We are seeking a Site Reliability Engineer with a strong programming background to join our Cloud Security and Infrastructure (CSI) team.
CSI provides a single point of entry to enable identity, branding and compliance, as well as a single point of management to support provisioning, monitoring, security and operational support. The ideal candidate will bring hands-on expertise in containerization, orchestration and observability to help build and maintain reliable, scalable systems.
Responsibilities
- Create and manage applications, containerize them and run them using open-source container management tools such as Docker or Podman
- Interpret container logs and trace specific events for troubleshooting purposes
- Create and manage Kubernetes resource manifests for deployment into K8S clusters (e.g., Kind cluster locally or GKE/AKS in a cloud provider)

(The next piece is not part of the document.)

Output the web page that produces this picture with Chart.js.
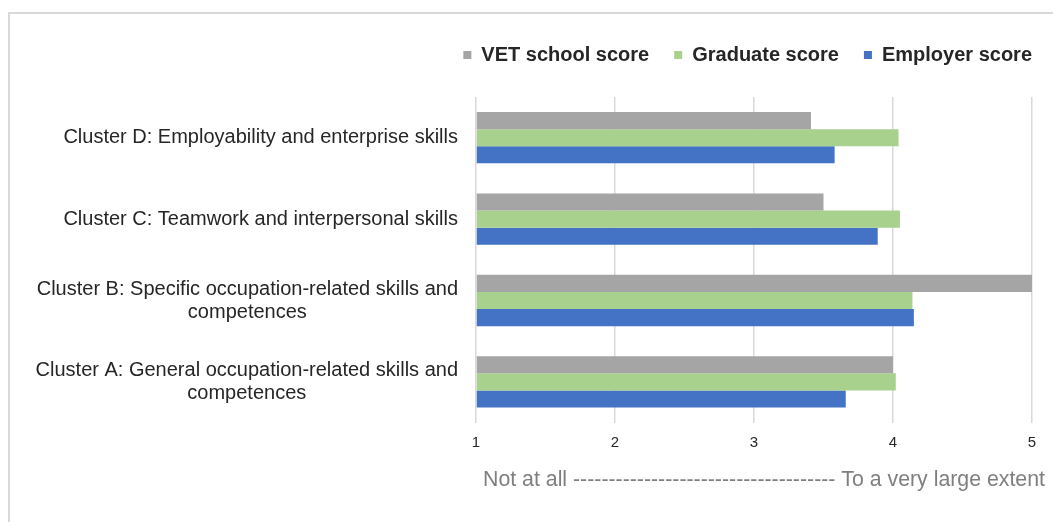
<!DOCTYPE html>
<html>
<head>
<meta charset="utf-8">
<script src="https://cdn.jsdelivr.net/npm/chart.js@4"></script>
<style>
  html, body { margin: 0; padding: 0; background: #fff; overflow: hidden; }
  #frame { position: absolute; left: 8px; top: 12px; width: 1100px; height: 600px; border: 2px solid #d9d9d9; }
  #wrap { position: absolute; left: 0; top: 0; width: 1053px; height: 522px; }
</style>
</head>
<body>
<div id="frame"></div>
<div id="wrap"><canvas id="skillsChart"></canvas></div>
<script>
// categories, top to bottom
const clusters = [
    ['Cluster D: Employability and enterprise skills'],
    ['Cluster C: Teamwork and interpersonal skills'],
    ['Cluster B: Specific occupation-related skills and', 'competences'],
    ['Cluster A: General occupation-related skills and', 'competences']
];

const vetScores = [3.41, 3.50, 5.00, 4.00];
const graduateScores = [4.04, 4.05, 4.14, 4.02];
const employerScores = [3.58, 3.89, 4.15, 3.66];

const scaleTicks = [1, 2, 3, 4, 5];
const scaleCaption = 'Not at all ' + '-'.repeat(37) + ' To a very large extent';

const fontFamily = '"Liberation Sans", Arial, sans-serif';
const labelFont = '20px ' + fontFamily;
const captionFont = '21.3px ' + fontFamily;

// draws the category labels (block right aligned, lines centred in the block)
// and the scale caption, which runs a little wider than the plot
const customText = {
    id: 'customText',
    afterDraw(chart) {
        const c = chart.ctx;
        const area = chart.chartArea;
        const yScale = chart.scales.y;
        const xScale = chart.scales.x;
        const right = area.left - 18;
        const lineH = 23;
        c.save();
        c.font = labelFont;
        c.fillStyle = '#262626';
        c.textAlign = 'center';
        c.textBaseline = 'middle';
        clusters.forEach((lines, i) => {
            const w = Math.max(...lines.map(l => c.measureText(l).width));
            const cx = right - w / 2;
            const cy = yScale.getPixelForTick(i);
            lines.forEach((l, j) => {
                c.fillText(l, cx, cy + (j - (lines.length - 1) / 2) * lineH);
            });
        });
        c.font = captionFont;
        c.fillStyle = '#7f7f7f';
        c.fillText(scaleCaption, (area.left + area.right) / 2 + 10, xScale.bottom - 6 - 11);
        c.restore();
    }
};

// extra room under the legend, and let it run to the plot's right edge
const legendSpace = {
    id: 'legendSpace',
    beforeInit(chart) {
        const fit = chart.legend.fit;
        chart.legend.fit = function () {
            fit.bind(chart.legend)();
            this.height += 22;
        };
    },
    afterLayout(chart) {
        chart.legend.right += 25;
        chart.legend.width += 25;
    }
};

const ctx = document.getElementById('skillsChart').getContext('2d');

new Chart(ctx, {
    type: 'bar',
    data: {
        labels: clusters,
        datasets: [{
            label: 'VET school score',
            data: vetScores,
            backgroundColor: '#a5a5a5'
        }, {
            label: 'Graduate score',
            data: graduateScores,
            backgroundColor: '#a9d18e'
        }, {
            label: 'Employer score',
            data: employerScores,
            backgroundColor: '#4472c4'
        }]
    },
    options: {
        indexAxis: 'y',
        responsive: true,
        maintainAspectRatio: false,
        animation: false,
        base: 1,
        categoryPercentage: 0.63,
        barPercentage: 1,
        layout: {
            padding: { top: 20, left: 10, right: 21, bottom: 25 }
        },
        scales: {
            x: {
                min: 1,
                max: 5,
                afterBuildTicks(axis) {
                    axis.ticks = scaleTicks.map(v => ({ value: v }));
                },
                grid: { color: '#d9d9d9', lineWidth: 1.5, drawTicks: false },
                border: { display: false },
                ticks: {
                    padding: 11,
                    color: '#262626',
                    font: { family: fontFamily, size: 15 }
                },
                title: {
                    // space is kept here, the caption itself is drawn by customText
                    display: true,
                    text: ' ',
                    padding: { top: 2, bottom: 6 },
                    font: { family: fontFamily, size: 22 }
                }
            },
            y: {
                grid: { display: false, drawTicks: false },
                border: { display: false },
                ticks: { display: false },
                afterFit(axis) {
                    axis.width = 466;
                }
            }
        },
        plugins: {
            legend: {
                position: 'top',
                align: 'end',
                labels: {
                    boxWidth: 8,
                    boxHeight: 8,
                    padding: 25,
                    color: '#262626',
                    font: { family: fontFamily, size: 20, weight: 'bold' }
                }
            },
            tooltip: { enabled: false }
        }
    },
    plugins: [customText, legendSpace]
});
</script>
</body>
</html>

- Deploy Prometheus agents to monitor infrastructure and application behavior
- Raise and manage alerts based on observability data
- Support provisioning, monitoring, security and operational tasks across distributed systems
- Implement and maintain CI/CD pipelines and GitOps-based continuous deployment workflows
- Collaborate with cross-functional teams to ensure system reliability and performance
Requirements
- At least 2 years of hands-on programming experience
- Proficiency in at least one scripting language
- Hands-on expertise in Kubernetes and Linux
- Knowledge of at least one cloud provider, with experience in Microsoft Azure
- Familiarity with Prometheus or a similar monitoring agent and strong fundamentals of observability
- Skills in Azure DevOps CI/CD pipelines and/or GitOps packaging and continuous deployment tools such as Helm and ArgoCD
- Capability to troubleshoot distributed systems
- Background in Terraform for infrastructure as code
- Fluent communication skills in English at a B2+ level
Nice to have
- Familiarity with Azure DevOps
- Knowledge of Google Cloud Platform
- Expertise in Istio
- Proficiency in Prometheus